── Exercise input ──

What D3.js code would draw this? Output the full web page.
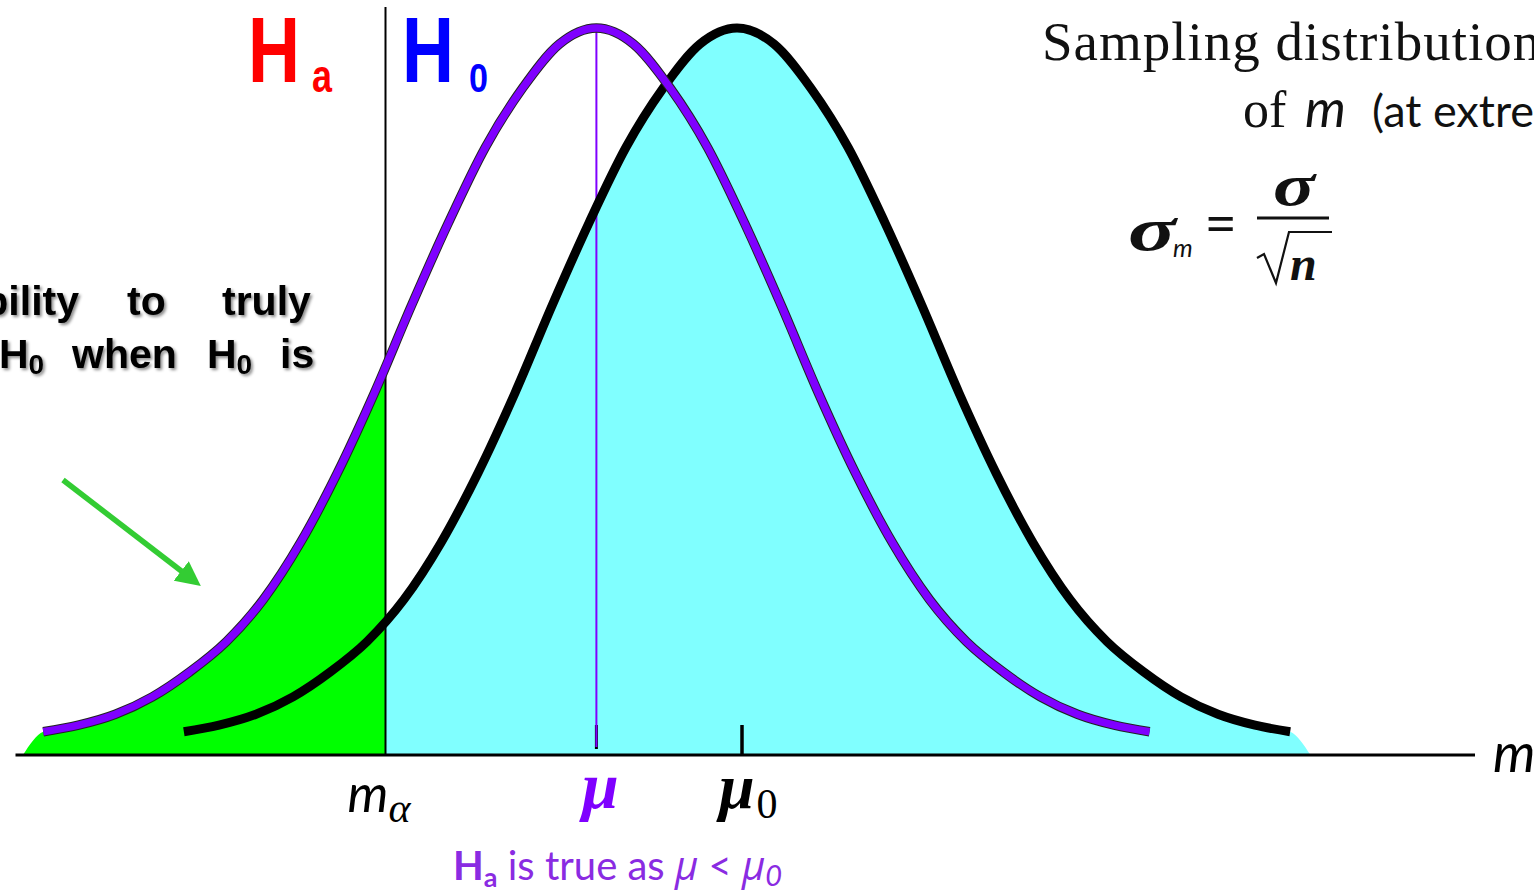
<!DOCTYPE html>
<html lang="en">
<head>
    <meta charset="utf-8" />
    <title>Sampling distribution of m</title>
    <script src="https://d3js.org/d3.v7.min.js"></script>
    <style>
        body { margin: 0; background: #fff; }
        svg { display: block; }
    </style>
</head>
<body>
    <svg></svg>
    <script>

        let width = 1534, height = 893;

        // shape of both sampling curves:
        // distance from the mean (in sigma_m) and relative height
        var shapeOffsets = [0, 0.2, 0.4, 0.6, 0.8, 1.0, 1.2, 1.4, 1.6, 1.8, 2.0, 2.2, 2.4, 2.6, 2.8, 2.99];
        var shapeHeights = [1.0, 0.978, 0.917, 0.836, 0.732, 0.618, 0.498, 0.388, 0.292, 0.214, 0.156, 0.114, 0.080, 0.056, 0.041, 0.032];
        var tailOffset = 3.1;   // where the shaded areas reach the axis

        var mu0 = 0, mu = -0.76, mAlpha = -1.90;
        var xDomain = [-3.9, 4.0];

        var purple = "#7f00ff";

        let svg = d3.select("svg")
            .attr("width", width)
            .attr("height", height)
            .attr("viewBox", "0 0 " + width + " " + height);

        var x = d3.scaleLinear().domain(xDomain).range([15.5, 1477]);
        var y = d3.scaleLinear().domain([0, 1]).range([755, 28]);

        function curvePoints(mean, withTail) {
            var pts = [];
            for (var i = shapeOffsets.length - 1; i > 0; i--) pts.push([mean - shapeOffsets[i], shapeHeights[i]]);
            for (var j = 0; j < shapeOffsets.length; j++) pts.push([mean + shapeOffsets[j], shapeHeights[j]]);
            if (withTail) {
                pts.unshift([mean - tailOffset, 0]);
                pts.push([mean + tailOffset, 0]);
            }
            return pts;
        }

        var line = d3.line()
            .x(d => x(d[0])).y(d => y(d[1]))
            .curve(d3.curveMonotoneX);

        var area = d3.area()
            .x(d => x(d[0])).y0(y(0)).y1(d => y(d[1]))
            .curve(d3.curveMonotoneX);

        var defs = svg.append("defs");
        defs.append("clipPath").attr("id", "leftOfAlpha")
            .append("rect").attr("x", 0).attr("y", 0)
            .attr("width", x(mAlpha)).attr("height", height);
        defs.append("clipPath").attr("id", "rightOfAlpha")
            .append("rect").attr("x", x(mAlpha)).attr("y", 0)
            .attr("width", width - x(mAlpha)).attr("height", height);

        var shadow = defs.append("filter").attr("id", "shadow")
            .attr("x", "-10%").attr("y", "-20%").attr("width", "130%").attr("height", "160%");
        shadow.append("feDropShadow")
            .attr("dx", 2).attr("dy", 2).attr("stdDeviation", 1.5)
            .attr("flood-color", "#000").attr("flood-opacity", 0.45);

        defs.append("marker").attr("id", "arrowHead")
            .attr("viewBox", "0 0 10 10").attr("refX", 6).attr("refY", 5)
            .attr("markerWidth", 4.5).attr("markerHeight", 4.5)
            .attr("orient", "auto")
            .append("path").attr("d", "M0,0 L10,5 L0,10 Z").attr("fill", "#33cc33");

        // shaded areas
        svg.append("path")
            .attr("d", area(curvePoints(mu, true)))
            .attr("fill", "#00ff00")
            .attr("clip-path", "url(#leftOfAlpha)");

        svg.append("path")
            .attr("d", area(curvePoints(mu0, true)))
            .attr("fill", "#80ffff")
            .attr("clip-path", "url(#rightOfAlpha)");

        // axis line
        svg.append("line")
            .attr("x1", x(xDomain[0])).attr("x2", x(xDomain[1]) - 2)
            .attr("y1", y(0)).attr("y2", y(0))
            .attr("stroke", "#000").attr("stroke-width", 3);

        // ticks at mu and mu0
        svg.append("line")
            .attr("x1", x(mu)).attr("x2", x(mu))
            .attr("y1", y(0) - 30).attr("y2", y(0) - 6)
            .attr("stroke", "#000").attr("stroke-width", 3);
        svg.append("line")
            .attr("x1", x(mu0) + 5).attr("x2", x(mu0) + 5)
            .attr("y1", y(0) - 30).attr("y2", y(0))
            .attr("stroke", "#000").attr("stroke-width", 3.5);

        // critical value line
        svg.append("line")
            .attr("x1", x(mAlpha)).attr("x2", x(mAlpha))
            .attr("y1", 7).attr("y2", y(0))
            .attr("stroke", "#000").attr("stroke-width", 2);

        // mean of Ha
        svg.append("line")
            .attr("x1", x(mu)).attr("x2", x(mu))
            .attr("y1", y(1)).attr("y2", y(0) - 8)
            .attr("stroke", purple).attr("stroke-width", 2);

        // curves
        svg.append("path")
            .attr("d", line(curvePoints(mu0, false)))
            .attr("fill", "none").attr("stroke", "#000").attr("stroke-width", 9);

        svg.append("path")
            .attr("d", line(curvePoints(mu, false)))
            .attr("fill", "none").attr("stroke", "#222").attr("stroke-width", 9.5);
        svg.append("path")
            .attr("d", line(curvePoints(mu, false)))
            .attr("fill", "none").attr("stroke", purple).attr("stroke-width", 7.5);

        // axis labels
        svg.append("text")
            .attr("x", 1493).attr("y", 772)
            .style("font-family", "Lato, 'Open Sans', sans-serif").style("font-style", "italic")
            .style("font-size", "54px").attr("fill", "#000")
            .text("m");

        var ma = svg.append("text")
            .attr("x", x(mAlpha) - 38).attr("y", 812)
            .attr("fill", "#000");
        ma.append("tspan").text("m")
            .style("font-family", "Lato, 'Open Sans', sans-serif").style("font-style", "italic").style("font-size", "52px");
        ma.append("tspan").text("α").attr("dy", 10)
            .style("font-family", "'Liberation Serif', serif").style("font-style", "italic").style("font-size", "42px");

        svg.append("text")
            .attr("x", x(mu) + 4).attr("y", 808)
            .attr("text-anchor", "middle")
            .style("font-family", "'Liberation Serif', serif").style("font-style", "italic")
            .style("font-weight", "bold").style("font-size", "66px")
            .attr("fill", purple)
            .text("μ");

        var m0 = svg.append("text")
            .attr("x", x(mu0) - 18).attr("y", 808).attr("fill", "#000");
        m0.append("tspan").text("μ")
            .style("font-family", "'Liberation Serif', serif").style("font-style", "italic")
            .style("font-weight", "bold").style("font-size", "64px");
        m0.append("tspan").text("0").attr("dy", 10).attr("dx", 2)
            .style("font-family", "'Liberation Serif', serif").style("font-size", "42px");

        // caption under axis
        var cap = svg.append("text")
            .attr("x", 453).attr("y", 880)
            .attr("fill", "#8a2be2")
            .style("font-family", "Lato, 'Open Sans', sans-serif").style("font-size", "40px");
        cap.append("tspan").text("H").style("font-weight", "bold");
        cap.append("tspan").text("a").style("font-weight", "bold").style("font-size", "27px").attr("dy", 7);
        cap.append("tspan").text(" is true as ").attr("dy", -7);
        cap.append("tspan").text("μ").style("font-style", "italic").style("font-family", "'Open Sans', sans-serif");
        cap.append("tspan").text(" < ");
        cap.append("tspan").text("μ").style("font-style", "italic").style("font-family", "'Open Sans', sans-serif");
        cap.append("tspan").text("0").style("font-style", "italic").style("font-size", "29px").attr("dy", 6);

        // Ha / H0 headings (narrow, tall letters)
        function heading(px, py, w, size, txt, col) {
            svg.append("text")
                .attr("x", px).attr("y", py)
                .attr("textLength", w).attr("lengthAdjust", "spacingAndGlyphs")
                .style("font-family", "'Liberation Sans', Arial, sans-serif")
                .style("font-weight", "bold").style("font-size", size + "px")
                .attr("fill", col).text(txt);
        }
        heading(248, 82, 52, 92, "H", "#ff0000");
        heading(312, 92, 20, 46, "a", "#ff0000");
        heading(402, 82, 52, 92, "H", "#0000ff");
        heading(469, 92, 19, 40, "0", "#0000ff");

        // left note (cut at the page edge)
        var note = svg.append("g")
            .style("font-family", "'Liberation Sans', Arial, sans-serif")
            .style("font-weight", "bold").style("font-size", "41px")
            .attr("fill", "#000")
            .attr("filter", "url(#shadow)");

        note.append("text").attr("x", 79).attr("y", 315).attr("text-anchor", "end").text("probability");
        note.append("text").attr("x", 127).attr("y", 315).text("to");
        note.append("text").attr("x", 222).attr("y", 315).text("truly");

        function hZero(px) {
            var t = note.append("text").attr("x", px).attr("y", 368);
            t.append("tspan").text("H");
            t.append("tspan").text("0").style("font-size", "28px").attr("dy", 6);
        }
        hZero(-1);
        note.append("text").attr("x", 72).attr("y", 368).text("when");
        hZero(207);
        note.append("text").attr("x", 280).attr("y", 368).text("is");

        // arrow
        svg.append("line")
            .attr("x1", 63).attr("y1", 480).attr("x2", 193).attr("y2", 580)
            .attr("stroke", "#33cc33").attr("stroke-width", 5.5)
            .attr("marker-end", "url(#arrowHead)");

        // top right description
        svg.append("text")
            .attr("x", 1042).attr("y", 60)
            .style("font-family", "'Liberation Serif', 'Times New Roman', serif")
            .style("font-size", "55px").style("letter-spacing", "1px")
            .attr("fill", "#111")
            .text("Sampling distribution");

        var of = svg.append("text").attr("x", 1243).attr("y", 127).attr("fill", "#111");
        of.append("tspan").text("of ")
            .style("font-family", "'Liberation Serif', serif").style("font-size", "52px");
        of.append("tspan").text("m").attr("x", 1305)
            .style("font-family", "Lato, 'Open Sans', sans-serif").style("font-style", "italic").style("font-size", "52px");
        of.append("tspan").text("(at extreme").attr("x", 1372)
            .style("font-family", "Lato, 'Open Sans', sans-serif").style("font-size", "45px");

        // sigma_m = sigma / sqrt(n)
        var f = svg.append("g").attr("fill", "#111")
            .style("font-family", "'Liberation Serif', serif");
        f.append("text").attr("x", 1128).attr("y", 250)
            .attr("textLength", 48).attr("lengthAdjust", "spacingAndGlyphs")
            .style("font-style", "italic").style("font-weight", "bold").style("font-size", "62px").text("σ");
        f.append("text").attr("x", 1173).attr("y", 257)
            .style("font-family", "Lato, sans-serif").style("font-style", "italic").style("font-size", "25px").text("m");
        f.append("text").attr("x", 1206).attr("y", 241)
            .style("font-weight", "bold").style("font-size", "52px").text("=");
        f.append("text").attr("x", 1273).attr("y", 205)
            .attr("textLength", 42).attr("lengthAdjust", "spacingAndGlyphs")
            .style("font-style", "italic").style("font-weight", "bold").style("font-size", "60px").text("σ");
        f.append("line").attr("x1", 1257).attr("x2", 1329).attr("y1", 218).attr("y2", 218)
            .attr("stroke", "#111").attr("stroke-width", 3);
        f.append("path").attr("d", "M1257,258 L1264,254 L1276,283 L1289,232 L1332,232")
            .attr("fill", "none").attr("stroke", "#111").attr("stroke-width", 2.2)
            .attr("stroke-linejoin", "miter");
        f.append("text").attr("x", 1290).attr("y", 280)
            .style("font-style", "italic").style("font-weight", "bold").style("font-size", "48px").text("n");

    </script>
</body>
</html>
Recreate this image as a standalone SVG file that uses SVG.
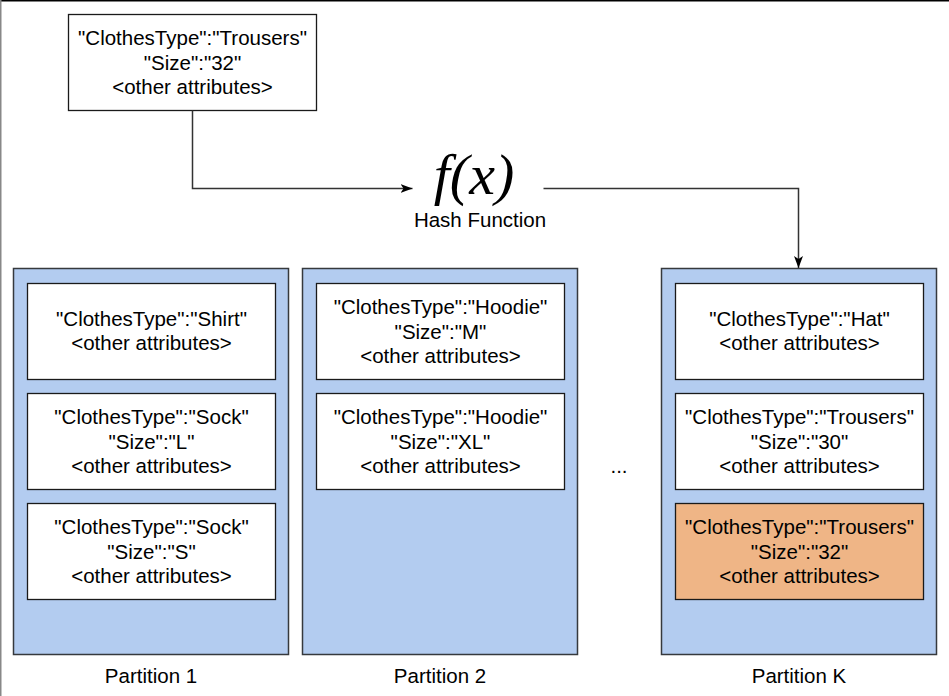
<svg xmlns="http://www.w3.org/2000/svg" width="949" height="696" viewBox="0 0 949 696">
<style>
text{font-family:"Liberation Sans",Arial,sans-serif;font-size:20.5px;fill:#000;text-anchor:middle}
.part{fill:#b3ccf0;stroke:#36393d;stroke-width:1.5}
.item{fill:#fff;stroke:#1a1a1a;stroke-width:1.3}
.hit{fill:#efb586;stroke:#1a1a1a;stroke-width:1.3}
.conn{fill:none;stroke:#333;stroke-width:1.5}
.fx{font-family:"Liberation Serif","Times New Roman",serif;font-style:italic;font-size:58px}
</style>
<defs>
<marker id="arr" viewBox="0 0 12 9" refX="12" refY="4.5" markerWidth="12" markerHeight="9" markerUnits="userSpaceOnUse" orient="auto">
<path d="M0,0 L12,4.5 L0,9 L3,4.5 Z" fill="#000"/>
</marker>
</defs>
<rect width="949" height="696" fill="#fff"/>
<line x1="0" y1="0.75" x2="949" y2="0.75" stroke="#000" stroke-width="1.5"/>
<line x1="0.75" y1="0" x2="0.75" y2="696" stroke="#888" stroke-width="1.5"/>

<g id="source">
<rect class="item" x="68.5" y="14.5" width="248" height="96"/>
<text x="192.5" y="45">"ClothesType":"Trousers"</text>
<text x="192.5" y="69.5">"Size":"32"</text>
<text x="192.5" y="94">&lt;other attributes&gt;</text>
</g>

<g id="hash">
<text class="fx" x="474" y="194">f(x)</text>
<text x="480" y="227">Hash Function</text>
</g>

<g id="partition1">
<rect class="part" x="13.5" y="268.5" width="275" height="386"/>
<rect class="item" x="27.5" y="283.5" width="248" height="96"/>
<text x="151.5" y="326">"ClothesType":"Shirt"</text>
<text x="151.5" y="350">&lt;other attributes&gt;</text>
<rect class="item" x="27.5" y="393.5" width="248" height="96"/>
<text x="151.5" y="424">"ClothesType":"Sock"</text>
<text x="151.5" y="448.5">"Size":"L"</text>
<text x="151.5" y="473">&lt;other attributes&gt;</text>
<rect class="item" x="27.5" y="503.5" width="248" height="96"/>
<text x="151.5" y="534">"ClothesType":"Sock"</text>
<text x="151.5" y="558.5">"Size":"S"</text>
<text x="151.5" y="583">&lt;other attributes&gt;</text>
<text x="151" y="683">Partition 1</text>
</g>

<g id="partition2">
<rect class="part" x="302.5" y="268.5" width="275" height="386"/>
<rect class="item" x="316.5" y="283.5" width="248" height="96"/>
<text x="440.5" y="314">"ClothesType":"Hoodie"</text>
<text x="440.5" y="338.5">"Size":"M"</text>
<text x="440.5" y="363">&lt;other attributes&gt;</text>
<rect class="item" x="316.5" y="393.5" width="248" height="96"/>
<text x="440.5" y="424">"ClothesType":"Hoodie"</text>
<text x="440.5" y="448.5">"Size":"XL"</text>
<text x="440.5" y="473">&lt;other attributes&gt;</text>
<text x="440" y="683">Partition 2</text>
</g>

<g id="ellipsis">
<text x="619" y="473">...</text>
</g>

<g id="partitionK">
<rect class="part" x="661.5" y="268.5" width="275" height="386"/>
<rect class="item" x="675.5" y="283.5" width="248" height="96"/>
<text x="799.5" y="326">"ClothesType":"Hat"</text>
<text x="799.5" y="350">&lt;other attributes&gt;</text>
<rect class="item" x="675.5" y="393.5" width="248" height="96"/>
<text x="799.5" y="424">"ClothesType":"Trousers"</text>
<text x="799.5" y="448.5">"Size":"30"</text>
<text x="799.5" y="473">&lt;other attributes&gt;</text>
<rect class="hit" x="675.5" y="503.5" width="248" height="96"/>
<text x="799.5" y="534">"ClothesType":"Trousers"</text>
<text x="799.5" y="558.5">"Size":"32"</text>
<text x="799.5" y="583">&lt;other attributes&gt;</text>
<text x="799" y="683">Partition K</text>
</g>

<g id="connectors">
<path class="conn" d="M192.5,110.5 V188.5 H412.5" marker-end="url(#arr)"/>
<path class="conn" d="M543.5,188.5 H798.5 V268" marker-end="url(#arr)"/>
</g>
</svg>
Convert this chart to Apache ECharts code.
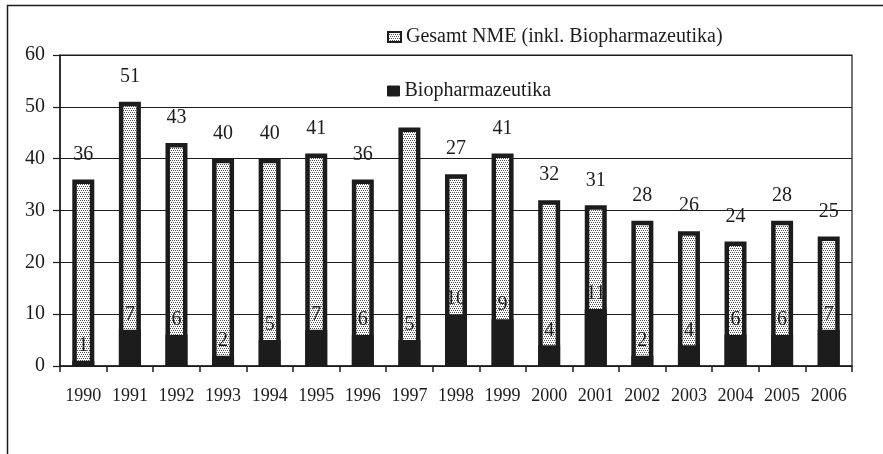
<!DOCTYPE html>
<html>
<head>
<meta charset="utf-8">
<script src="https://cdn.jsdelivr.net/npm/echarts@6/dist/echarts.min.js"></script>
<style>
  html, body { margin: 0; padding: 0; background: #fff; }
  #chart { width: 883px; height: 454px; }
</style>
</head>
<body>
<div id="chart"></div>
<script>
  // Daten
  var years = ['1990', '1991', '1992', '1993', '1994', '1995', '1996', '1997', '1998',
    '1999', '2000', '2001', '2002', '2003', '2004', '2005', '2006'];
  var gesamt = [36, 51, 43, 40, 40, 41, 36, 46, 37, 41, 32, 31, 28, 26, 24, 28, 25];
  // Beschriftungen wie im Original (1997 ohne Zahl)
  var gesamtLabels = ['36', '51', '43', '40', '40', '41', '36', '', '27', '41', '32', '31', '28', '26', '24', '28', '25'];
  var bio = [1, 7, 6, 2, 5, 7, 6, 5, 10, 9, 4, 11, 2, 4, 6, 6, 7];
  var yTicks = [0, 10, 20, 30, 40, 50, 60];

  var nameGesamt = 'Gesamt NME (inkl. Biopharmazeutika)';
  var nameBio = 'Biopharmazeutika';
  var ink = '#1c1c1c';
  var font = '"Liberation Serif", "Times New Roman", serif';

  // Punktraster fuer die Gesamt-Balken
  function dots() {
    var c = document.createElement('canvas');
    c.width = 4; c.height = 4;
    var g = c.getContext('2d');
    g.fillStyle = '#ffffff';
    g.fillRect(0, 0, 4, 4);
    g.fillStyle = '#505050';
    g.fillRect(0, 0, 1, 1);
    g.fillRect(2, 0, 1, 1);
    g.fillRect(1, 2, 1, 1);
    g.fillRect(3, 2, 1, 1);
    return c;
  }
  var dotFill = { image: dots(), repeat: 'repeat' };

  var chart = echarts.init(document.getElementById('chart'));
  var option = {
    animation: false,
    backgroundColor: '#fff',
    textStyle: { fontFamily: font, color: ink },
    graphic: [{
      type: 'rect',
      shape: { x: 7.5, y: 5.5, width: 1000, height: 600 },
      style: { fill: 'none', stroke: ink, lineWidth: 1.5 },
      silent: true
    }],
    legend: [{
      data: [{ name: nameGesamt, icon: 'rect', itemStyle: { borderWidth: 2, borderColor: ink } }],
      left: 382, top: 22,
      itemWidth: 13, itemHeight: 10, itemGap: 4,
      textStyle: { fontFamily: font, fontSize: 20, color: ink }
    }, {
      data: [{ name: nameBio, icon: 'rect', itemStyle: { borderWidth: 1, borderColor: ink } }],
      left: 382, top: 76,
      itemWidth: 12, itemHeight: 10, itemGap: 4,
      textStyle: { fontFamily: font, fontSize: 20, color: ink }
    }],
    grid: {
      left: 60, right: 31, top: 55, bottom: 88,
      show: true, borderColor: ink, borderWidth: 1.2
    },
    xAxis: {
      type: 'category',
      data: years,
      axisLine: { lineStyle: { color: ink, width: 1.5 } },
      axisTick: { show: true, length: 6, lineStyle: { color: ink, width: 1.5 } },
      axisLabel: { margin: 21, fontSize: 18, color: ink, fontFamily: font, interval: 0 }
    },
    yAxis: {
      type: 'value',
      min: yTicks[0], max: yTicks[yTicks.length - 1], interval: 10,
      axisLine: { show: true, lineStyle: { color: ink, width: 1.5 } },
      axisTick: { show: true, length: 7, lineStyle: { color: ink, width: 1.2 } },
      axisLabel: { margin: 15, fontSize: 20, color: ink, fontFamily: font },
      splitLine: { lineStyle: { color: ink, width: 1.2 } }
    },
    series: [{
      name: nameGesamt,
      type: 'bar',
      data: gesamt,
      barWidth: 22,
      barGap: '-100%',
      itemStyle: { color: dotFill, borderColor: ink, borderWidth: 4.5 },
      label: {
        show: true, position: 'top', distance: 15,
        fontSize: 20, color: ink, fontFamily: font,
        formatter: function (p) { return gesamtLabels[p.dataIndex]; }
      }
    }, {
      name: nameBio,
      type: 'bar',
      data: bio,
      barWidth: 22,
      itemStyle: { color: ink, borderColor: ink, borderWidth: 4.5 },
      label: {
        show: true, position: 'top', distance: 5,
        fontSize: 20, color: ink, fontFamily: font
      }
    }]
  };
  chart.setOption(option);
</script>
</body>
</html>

───

> **Exercise prompt**
From the data above, show each line that contains "code".

> **Task result**
What D3.js code would draw this? Output the full web page.
Convert this chart to Apache ECharts code.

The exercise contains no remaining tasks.